Cut 2 sticks unsalted butter into 1/2-inch cubes and place into the bowl of a food processor fitted with the blade attachment. Let sit out at room temperature until softened, about 30 minutes. Meanwhile, finely grate 1 1/2 ounces Pecorino Romano cheese on a Microplane or the finest holes of a box grater (about 3/4 cup) if needed and sprinkle on top of the butter.

Step 2

Arrange a rack in the middle of the oven and heat the oven to 350°F. Line a baking sheet with parchment paper or nonstick baking mat. Add 1 3/4 cups all-purpose flour, and 1 ranch dressing packet to the food processor.
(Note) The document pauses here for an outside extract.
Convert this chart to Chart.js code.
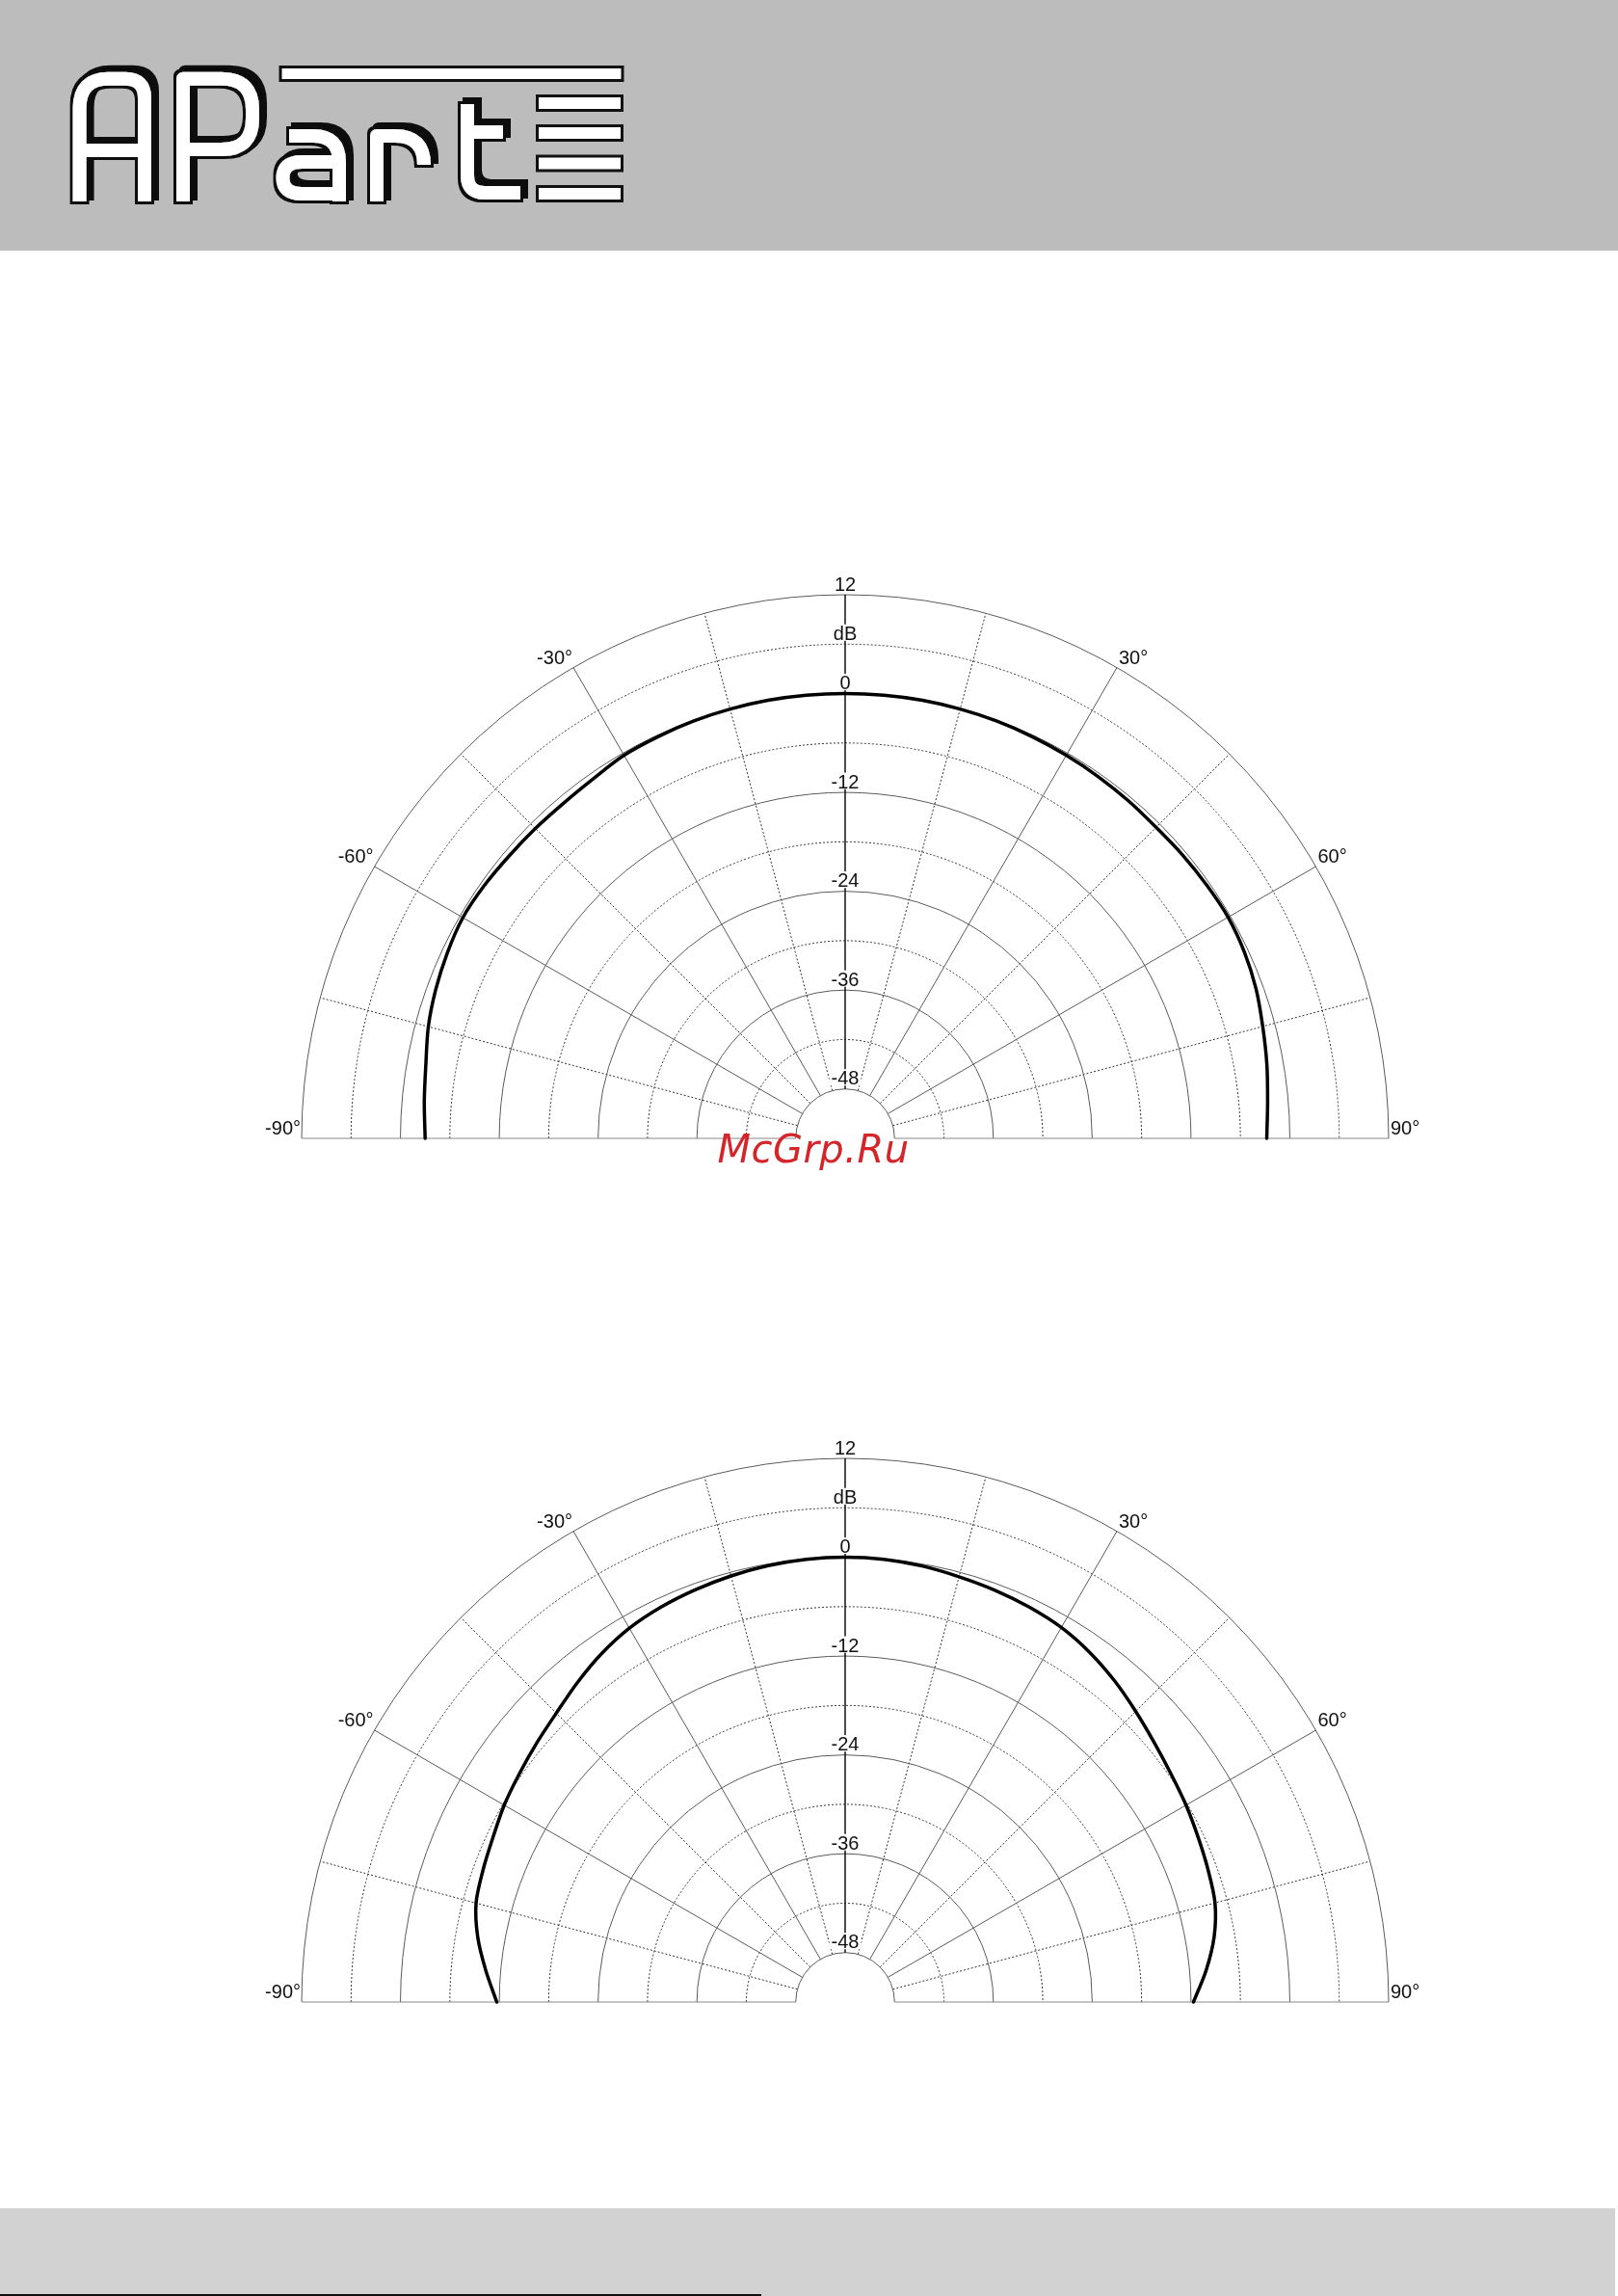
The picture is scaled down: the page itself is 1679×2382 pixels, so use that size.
<!DOCTYPE html>
<html>
<head>
<meta charset="utf-8">
<title>APart polar patterns</title>
<script src="https://cdn.jsdelivr.net/npm/chart.js@4.4.1/dist/chart.umd.min.js"></script>
<style>
    html, body { margin: 0; padding: 0; background: #fff; }
    body { width: 1679px; height: 2382px; position: relative; overflow: hidden; font-family: 'Liberation Sans', Arial, sans-serif; }
    .header { position: absolute; left: 0; top: 0; }
    .footer { position: absolute; left: 0; top: 2291px; width: 1676px; height: 91px; background: #d2d2d2; }
    .footer-line { position: absolute; left: 0; top: 2380px; width: 790px; height: 2px; background: #111; }
    .plot { position: absolute; left: 0; width: 1679px; height: 626px; overflow: hidden; }
    .watermark { position: absolute; left: 844px; top: 1172px; transform: translateX(-50%); font: italic 40px 'DejaVu Sans', sans-serif; line-height: 40px; letter-spacing: 0.5px; color: #d4252b; white-space: nowrap; z-index: 3; }
</style>
</head>
<body>

<svg class="header" width="1679" height="260">
    <rect x="0" y="0" width="1679" height="260" fill="#bcbcbc"/>
    <defs>
        <filter id="outline" x="-20%" y="-40%" width="140%" height="180%">
            <feMorphology in="SourceAlpha" operator="dilate" radius="3" result="grown"/>
            <feFlood flood-color="#111"/>
            <feComposite in2="grown" operator="in" result="edge"/>
            <feOffset in="edge" dx="5" dy="-4" result="shadow"/>
            <feMerge>
                <feMergeNode in="shadow"/>
                <feMergeNode in="edge"/>
                <feMergeNode in="SourceGraphic"/>
            </feMerge>
        </filter>
    </defs>
    <g filter="url(#outline)" fill="none" stroke="#fff" stroke-width="14" stroke-linejoin="round">
        <path d="M82.6,209 V112 Q82.6,81.8 112.6,81.8 H130 Q150,81.8 150,101.8 V209 M82.6,156 H150"/>
        <path d="M190,209 V81.8 H230 Q262,81.8 262,113.8 V123 Q262,155 230,155 H190"/>
        <path d="M300,141 H325 Q352,141 352,168 V209 M352,168 H313 Q293.5,168 293.5,184.5 Q293.5,201 313,201 H352"/>
        <path d="M391,209 V141 H410 Q440,141 440,171"/>
        <path d="M485,108 V182 Q485,200 503,200 H540 M485,137 H522"/>
    </g>
    <g fill="#fff" stroke="#111" stroke-width="3">
        <rect x="291" y="69.5" width="355" height="14"/>
        <rect x="557.5" y="99.5" width="88" height="15"/>
        <rect x="557.5" y="130.5" width="88" height="15"/>
        <rect x="557.5" y="162" width="88" height="15"/>
        <rect x="557.5" y="193.5" width="88" height="15"/>
    </g>
</svg>

<div class="plot" style="top:560px"><canvas id="polarTop" width="1679" height="1195"></canvas></div>
<div class="watermark">McGrp.Ru</div>
<div class="plot" style="top:1456px"><canvas id="polarBottom" width="1679" height="1195"></canvas></div>

<div class="footer"></div>
<div class="footer-line"></div>

<script>
const angles = [-90, -85, -80, -75, -70, -65, -60, -55, -50, -45, -40, -35, -30, -25, -20, -15, -10, -5, 0,
                5, 10, 15, 20, 25, 30, 35, 40, 45, 50, 55, 60, 65, 70, 75, 80, 85, 90];

const patternTop = [-3.0, -2.7, -2.3, -1.6, -1.1, -0.7, -0.4, -0.5, -0.7, -0.8, -0.85, -0.7, -0.3, -0.2, -0.1, -0.05, 0, 0, 0,
                    0, 0, -0.05, -0.1, -0.2, -0.3, -0.4, -0.5, -0.6, -0.5, -0.4, -0.3, -0.5, -0.9, -1.5, -2.0, -2.5, -2.8];

const patternBottom = [-11.7, -10.2, -8.7, -7.6, -7.2, -6.8, -6.2, -5.7, -5.1, -4.4, -3.4, -2.4, -1.6, -1.1, -0.75, -0.45, -0.2, -0.05, 0,
                       -0.05, -0.25, -0.55, -0.8, -1.1, -1.5, -2.2, -3.1, -4.1, -5.0, -5.7, -6.2, -6.7, -7.1, -7.5, -8.5, -10.0, -11.7];

const dbMin = -54;
const dbMax = 12;
const solidRings = [12, 0, -12, -24, -36, -48];
const dottedRings = [6, -6, -18, -30, -42];
const solidSpokes = [-60, -30, 30, 60];
const dottedSpokes = [-75, -45, -15, 15, 45, 75];
const ringLabelValues = [12, 6, 0, -12, -24, -36, -48];
const ringLabelTexts = ['12', 'dB', '0', '-12', '-24', '-36', '-48'];
const angleLabelValues = [-90, -60, -30, 30, 60, 90];

// radar needs the whole circle, the lower half stays empty
const circleAngles = [];
for (let a = -180; a < 180; a += 5) circleAngles.push(a);

function toCircle(values) {
    return circleAngles.map(a => {
        const i = angles.indexOf(a);
        return i >= 0 ? values[i] : null;
    });
}

function point(scale, angle, value) {
    return scale.getPointPosition(circleAngles.indexOf(angle), scale.getDistanceFromCenterForValue(value));
}

const polarGrid = {
    id: 'polarGrid',
    beforeDatasetsDraw(chart) {
        const ctx = chart.ctx;
        const s = chart.scales.r;
        const cx = s.xCenter, cy = s.yCenter;

        const spoke = (a) => {
            const p0 = point(s, a, -48);
            const p1 = point(s, a, 12);
            ctx.beginPath();
            ctx.moveTo(p0.x, p0.y);
            ctx.lineTo(p1.x, p1.y);
            ctx.stroke();
        };
        const ring = (v) => {
            ctx.beginPath();
            ctx.arc(cx, cy, s.getDistanceFromCenterForValue(v), Math.PI, 2 * Math.PI);
            ctx.stroke();
        };

        ctx.save();
        ctx.lineWidth = 1;
        ctx.strokeStyle = '#333';
        ctx.setLineDash([2, 2]);
        dottedRings.forEach(ring);
        dottedSpokes.forEach(spoke);

        ctx.setLineDash([]);
        ctx.strokeStyle = '#5a5a5a';
        solidRings.forEach(ring);
        solidSpokes.forEach(spoke);

        ctx.strokeStyle = '#888';
        spoke(-90);
        spoke(90);

        ctx.strokeStyle = '#000';
        ctx.lineWidth = 1.4;
        spoke(0);
        ctx.restore();
    },
    afterDatasetsDraw(chart) {
        const ctx = chart.ctx;
        const s = chart.scales.r;
        ctx.save();
        ctx.font = '20px "Liberation Sans", Arial, sans-serif';
        ctx.fillStyle = '#111';
        ctx.textBaseline = 'alphabetic';

        ctx.textAlign = 'center';
        ringLabelValues.forEach((v, i) => {
            const p = point(s, 0, v);
            const text = ringLabelTexts[i];
            const w = ctx.measureText(text).width;
            const base = p.y - 4.5;
            ctx.fillStyle = '#fff';
            ctx.fillRect(p.x - w / 2 - 2, base - 16, w + 4, 17);
            ctx.fillStyle = '#111';
            ctx.fillText(text, p.x, base);
        });

        angleLabelValues.forEach(a => {
            const p = point(s, a, 12);
            ctx.textAlign = a < 0 ? 'right' : 'left';
            ctx.fillText(a + '°', a < 0 ? p.x - 1 : p.x + 2, p.y - 4);
        });
        ctx.restore();
    }
};

function createPolarChart(canvasId, values) {
    const ctx = document.getElementById(canvasId).getContext('2d');
    return new Chart(ctx, {
        type: 'radar',
        data: {
            labels: circleAngles.map(String),
            datasets: [{
                data: toCircle(values),
                borderColor: '#000',
                borderWidth: 3.5,
                borderJoinStyle: 'round',
                borderCapStyle: 'round',
                pointRadius: 0,
                fill: false,
                tension: 0.3,
                spanGaps: false
            }]
        },
        options: {
            responsive: false,
            animation: false,
            events: [],
            layout: {
                padding: { top: 57, bottom: 10, left: 313, right: 238 }
            },
            plugins: {
                legend: { display: false },
                tooltip: { enabled: false }
            },
            scales: {
                r: {
                    min: dbMin,
                    max: dbMax,
                    startAngle: -180,
                    grid: { display: false },
                    angleLines: { display: false },
                    ticks: { display: false },
                    pointLabels: { display: false }
                }
            }
        },
        plugins: [polarGrid]
    });
}

createPolarChart('polarTop', patternTop);
createPolarChart('polarBottom', patternBottom);
</script>
</body>
</html>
Process until a shaggy, rough dough forms and all of the flour has been incorporated, 45 to 50 seconds.

Step 3

Transfer the dough onto a lightly floured work surface and roll out until 1/2-inch thick. Using a 2-inch round cutter (or a standard shot glass), cut out rounds. Transfer the rounds to the prepared baking sheet, spacing them about 1-inch apart (these cookies won't spread during baking). Press the dough scraps together into a ball and repeat rolling and cutting out rounds. (If the dough becomes too soft to work with, form it into a ball, wrap tightly in plastic wrap, and refrigerate for 15 minutes before rerolling.) Freeze the rounds for 15 minutes.

Step 4

Bake until the tops are golden brown and matte, 14 to 16 minutes. Let cool completely on the baking sheets.